Along the way, the aircrew have encountered the full range of sea conditions from the benign to Sea State 7 – waves of up to 30ft – and above.

Lt Cdr Roger Angliss RN

The latest incarnation of the fortnight-long exercise gave the trainee fliers 35 ships, aircraft and helicopters to play with – and allowed the crews to develop some of the skills and tactics they’ll be required to use to protect new aircraft carriers HMS Queen Elizabeth and Prince of Wales.

824 is the training squadron for the entire ‘grey’ (submarine hunting rather than ‘green’ commando carrying) Merlin force, providing qualified pilots, observers and engineers for squadrons assigned to the UK’s aircraft carriers and Type 23 frigates.

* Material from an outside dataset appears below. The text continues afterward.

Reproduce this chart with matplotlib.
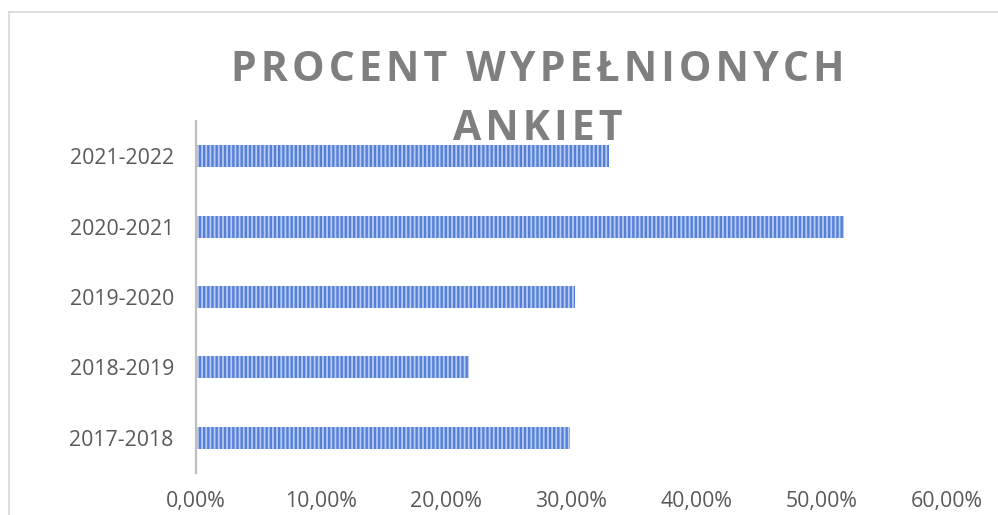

The four weeks with Argus are essential for aircrew earning their wings; qualifying them to fly on front-line duties, giving them real assets and conditions to train in rather than the hi-tech simulators at Culdrose, and giving rookie engineers and technicians their own baptism of fire, learning how to look after a state-of-the-art aircraft in a pitching, rolling ship with limited facilities compared with a hangar on land.

“The embarkation in RFA Argus has been a resounding success for the squadron’s Sea Flight,” said Lt Cdr Roger Angliss who led the 88-strong team of men and women.

“We’ve had the pleasure of completing student aircrew training to progress future Fleet Air Arm aviators in preparation for their intended front-line flying roles – be that Pilot, Observer or Aircrewman.

“Along the way, the aircrew have encountered the full range of sea conditions from the benign to Sea State 7 – waves of up to 30ft – and above in storm force weather conditions.

“I’m very proud of the flight’s achievements – from the staff and student perspectives yes, but especially from my Engineers who’ve kept the Merlins available for over 150 hours of flying throughout the entire four-week spell.”